Artigos de Jornal
Novo modelo de inclusão urbana
Um dos aspectos mais perversos da exclusão social é o monopólio do solo
urbano pela especulação, o que faz que os menos favorecidos não tenham outra
opção senão se equilibrarem em terrenos periclitantes e/ou de difícil acesso. É
o caso das favelas em morros, encostas e alagados, comuns nas cidades
brasileiras e latino-americanas. Até bem pouco, os moradores do Morro de Dona
Marta no Rio tinham que subir diariamente 788 degraus para chegarem a seus
barracos carregando crianças, compras e botijões.
Tal dificuldade de acesso e vácuo do Estado fez com que surgissem nesses
territórios de exclusão comunidades dominadas por gangues da droga e do jogo que
administram a justiça executando supostos acagüetes e pivetes, decretando o
toque de recolher e fechando o comercio quando querem. Em troco do acobertamento
de seus ilicitos mantinham, ou mantêm, clubes, creches e funerárias. Estas áreas
são os territórios de apoio da guerrilha urbana em que vivemos.
Episódicas ações policiais e/ou do exercito se transformaram em midiáticas
operações de guerra com blindados, helicópteros e tropa de elite para prender um
determinado criminoso, matando mais inocentes que bandidos. Logo a sociedade se
deu conta da brutalidade e inutilidade desses espetáculos televisivos.
Vem de Medelín e Bogotá na Colômbia, aonde a exclusão e violência chegaram a
níveis inimagináveis, uma nova doutrina de como lidar com a questão elaborada
por urbanistas e professores universitários. Fundamental foi a compreensão de
que a acessibilidade é a chave para romper esse circulo vicioso. Com técnicos
suíços eles criaram o primeiro sistema de transporte urbano teleférico,
complementado por planos inclinados e escadas rolantes, evitando maiores
impactos sobre encostas densamente ocupadas. Mas a inclusão dessas comunidades
não se restringe à acessibilidade, senão em levar infraestrutura e equipamentos
culturais, fazer a regularização fundiária e desmantelar o controle das gangues
através de uma nova ordem social baseada na restauração da auto-estima dessas
comunidades e policiamento preventivo.
Dentre os equipamentos instalados nessas áreas na Colômbia estão moderníssimas
bibliotecas e complexos esportivos para ocupar os jovens o maior tempo possível.

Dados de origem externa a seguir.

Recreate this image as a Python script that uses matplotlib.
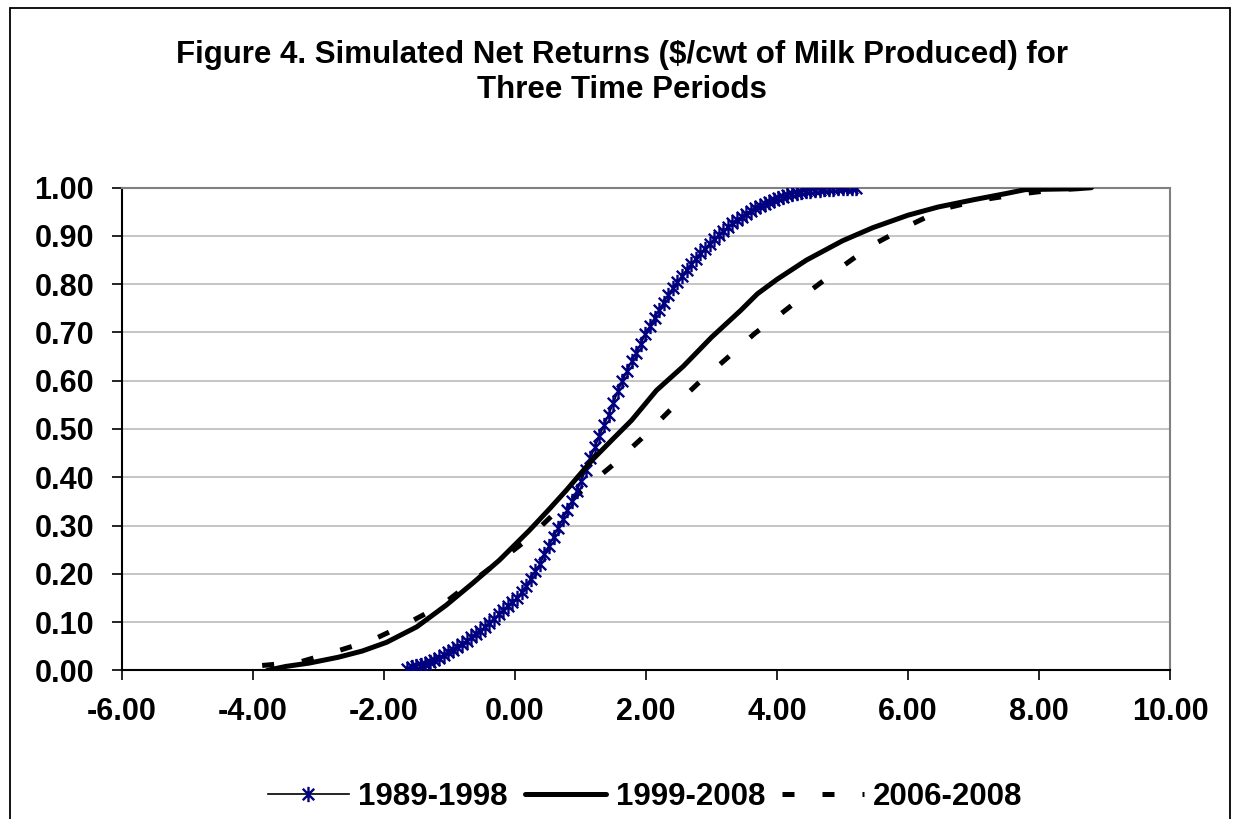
import matplotlib
matplotlib.use("Agg")
import matplotlib.pyplot as plt
from matplotlib.path import Path
from matplotlib.patches import Rectangle

plt.rcParams['font.family'] = ['Liberation Sans', 'DejaVu Sans']
plt.rcParams['font.weight'] = 'bold'

# 1989-1998 (x grid, cumulative probability)
x_8998 = [-1.65, -1.58, -1.51, -1.44, -1.37, -1.30, -1.23, -1.16, -1.09, -1.02,
          -0.95, -0.88, -0.81, -0.74, -0.67, -0.60, -0.53, -0.46, -0.39, -0.32,
          -0.25, -0.18, -0.11, -0.04, 0.03, 0.10, 0.17, 0.24, 0.31, 0.38,
          0.45, 0.52, 0.59, 0.66, 0.73, 0.80, 0.87, 0.94, 1.01, 1.08,
          1.15, 1.22, 1.29, 1.36, 1.43, 1.50, 1.57, 1.64, 1.71, 1.78,
          1.85, 1.92, 1.99, 2.06, 2.13, 2.20, 2.27, 2.34, 2.41, 2.48,
          2.55, 2.62, 2.69, 2.76, 2.83, 2.90, 2.97, 3.04, 3.11, 3.18,
          3.25, 3.32, 3.39, 3.46, 3.53, 3.60, 3.67, 3.74, 3.81, 3.88,
          3.95, 4.02, 4.09, 4.16, 4.23, 4.30, 4.37, 4.44, 4.51, 4.58,
          4.65, 4.72, 4.79, 4.86, 4.93, 5.00, 5.07, 5.14, 5.21]
p_8998 = [0.003, 0.006, 0.009, 0.011, 0.014, 0.017, 0.021, 0.026, 0.031, 0.037,
          0.043, 0.049, 0.055, 0.061, 0.068, 0.075, 0.082, 0.090, 0.099, 0.107,
          0.116, 0.125, 0.134, 0.142, 0.150, 0.162, 0.175, 0.190, 0.205, 0.220,
          0.240, 0.258, 0.277, 0.295, 0.313, 0.332, 0.351, 0.371, 0.392, 0.415,
          0.440, 0.462, 0.486, 0.508, 0.530, 0.553, 0.578, 0.600, 0.620, 0.640,
          0.658, 0.676, 0.697, 0.713, 0.730, 0.747, 0.762, 0.778, 0.792, 0.805,
          0.818, 0.830, 0.842, 0.853, 0.864, 0.874, 0.884, 0.893, 0.902, 0.910,
          0.918, 0.926, 0.933, 0.940, 0.946, 0.952, 0.957, 0.962, 0.967, 0.971,
          0.975, 0.978, 0.981, 0.984, 0.987, 0.989, 0.991, 0.993, 0.994, 0.995,
          0.996, 0.997, 0.998, 0.998, 0.999, 0.999, 1.000, 1.000, 1.000]

# 1999-2008
x_9908 = [-3.78, -3.50, -3.14, -2.70, -2.33, -1.96, -1.50, -1.05, -0.65, -0.24,
          0.22, 0.53, 0.79, 1.18, 1.50, 1.78, 2.16, 2.57, 3.00, 3.44,
          3.70, 4.00, 4.45, 5.00, 5.46, 6.00, 6.46, 7.00, 7.50, 7.79, 8.20, 8.60, 8.80]
p_9908 = [0.000, 0.008, 0.015, 0.027, 0.040, 0.058, 0.090, 0.135, 0.180, 0.228,
          0.290, 0.335, 0.374, 0.436, 0.480, 0.518, 0.580, 0.630, 0.690, 0.745,
          0.780, 0.810, 0.850, 0.890, 0.917, 0.943, 0.960, 0.975, 0.988, 0.996, 0.997, 0.998, 1.000]

# 2006-2008
x_0608 = [-3.86, -3.29, -2.76, -2.19, -1.66, -1.12, -0.69, -0.25, 0.18, 0.60,
          1.03, 1.49, 1.93, 2.36, 2.79, 3.23, 3.66, 4.09, 4.55, 5.00,
          5.44, 6.02, 6.56, 7.09, 7.66, 8.20, 8.80]
p_0608 = [0.010, 0.017, 0.038, 0.062, 0.096, 0.135, 0.180, 0.225, 0.270, 0.325,
          0.373, 0.425, 0.480, 0.538, 0.594, 0.646, 0.698, 0.742, 0.791, 0.837,
          0.880, 0.922, 0.957, 0.974, 0.986, 0.995, 1.000]

labels = ['1989-1998', '1999-2008', '2006-2008']
xticks = [-6, -4, -2, 0, 2, 4, 6, 8, 10]
yticks = [0.0, 0.1, 0.2, 0.3, 0.4, 0.5, 0.6, 0.7, 0.8, 0.9, 1.0]

# excel style star marker: vertical bar plus an X
star = Path([(0, -1), (0, 1), (-0.75, -0.75), (0.75, 0.75), (-0.75, 0.75), (0.75, -0.75)],
            [Path.MOVETO, Path.LINETO, Path.MOVETO, Path.LINETO, Path.MOVETO, Path.LINETO])

W, H = 1236, 819
fig = plt.figure(figsize=(W / 100, H / 100), dpi=100)
ax = fig.add_axes([122 / W, 1 - 670.3 / H, (1170 - 122) / W, (670.3 - 187.7) / H])

ax.plot(x_8998, p_8998, color='black', lw=1.2, marker=star, markersize=11,
        markeredgewidth=1.7, markeredgecolor='#000080', markerfacecolor='none',
        label=labels[0], zorder=3)
ax.plot(x_9908, p_9908, color='black', lw=3.6, solid_capstyle='round',
        label=labels[1], zorder=4)
ax.plot(x_0608, p_0608, color='black', lw=3.6, dashes=(2.4, 5.6),
        label=labels[2], zorder=2)

ax.set_xlim(-6, 10)
ax.set_ylim(0, 1)
ax.set_xticks(xticks)
ax.set_yticks(yticks)
ax.set_xticklabels(['%.2f' % v for v in xticks])
ax.set_yticklabels(['%.2f' % v for v in yticks])
ax.tick_params(axis='both', labelsize=22, direction='out', color='black', width=1.2)
ax.tick_params(axis='x', length=7, pad=12)
ax.tick_params(axis='y', length=7, pad=13)
ax.yaxis.grid(True, color='#c0c0c0', lw=1.3)
ax.set_axisbelow(True)
for s in ['top', 'right']:
    ax.spines[s].set_color('#808080')
    ax.spines[s].set_linewidth(1.5)
for s in ['bottom', 'left']:
    ax.spines[s].set_color('black')
    ax.spines[s].set_linewidth(1.5)

fig.text(622 / W, 1 - 55.5 / H, 'Figure 4. Simulated Net Returns ($/cwt of Milk Produced) for',
         ha='center', va='center', fontsize=22.5, fontweight='bold')
fig.text(622 / W, 1 - 90 / H, 'Three Time Periods',
         ha='center', va='center', fontsize=22.5, fontweight='bold')

leg = fig.legend(loc='center', bbox_to_anchor=(645 / W, 1 - 797 / H), ncol=3,
                 frameon=False, fontsize=22.5, handlelength=2.6, handletextpad=0.3,
                 columnspacing=0.55, borderpad=0)

fig.patches.append(Rectangle((10 / W, -0.02), 1220 / W, 1.02 - 8 / H, transform=fig.transFigure,
                             fill=False, edgecolor='black', lw=1.3))

fig.savefig('out.png', dpi=100)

O resultado disto foi a queda em 80% da criminalidade em Bogotá e Medelín. Este
mesmo sistema está sendo implantado no Rio e outras cidades brasileiras. No
Brasil, uma tentativa de inclusão social de favelas já vinha sendo experimentada
desde a década de 1980 no Rio, com os Centros Integrados de Educação Publica –
CIEPs, imaginados por Darcy Ribeiro, reproduzindo a experiência de Anísio
Teixeira aqui no Pau Miúdo. Darcy imaginou colocar escolas-classes encima dos
morros e escolas-parques no seu sopé. Quem traduziu isto em termos
arquitetônicos foi o nosso Lelé criando escolas tipo Playmobil, cujos
componentes podiam ser levados no ombro por operários pelas labirínticas
escadarias dos morros.
Mas as escolas-classes de Lelé não eram visíveis ao grande público e Brizola
preferiu construir mais escolas-parque, de Niemeyer, desvirtuando a proposta de
Darcy. Lelé levaria seu sistema para outras cidades. Aqui, com a mesma
preocupação social, criou na administração Mario Kertész a Desau, onde
desenvolveu outros equipamentos para as nossas favelas, como escadas drenantes,
lixodutos e passarelas articuladoras de encostas com rampas de acesso para
cadeirantes e carrinhos de ambulantes.
Ainda no Rio de Janeiro, o Arq. Paulo Conde, Secretário de Urbanismo e depois
Prefeito realizou na mesma linha, na década de 90, um amplo programa conhecido
como Favela-Bairro. Mas ele pecou por não contemplar adequadamente a questão da
acessibilidade. Nisto o tripé colombiano de acessibilidade, cultura e
auto-gestão cidadã se mostrou mais eficiente e se transformou em um novo
paradigma de inclusão para as cidades do terceiro mundo. Aqui, elevadores e
planos inclinados sucessores dos pioneiros guindastes dos séculos XVII e XVIII
estão sendo desativados por não serem rentáveis.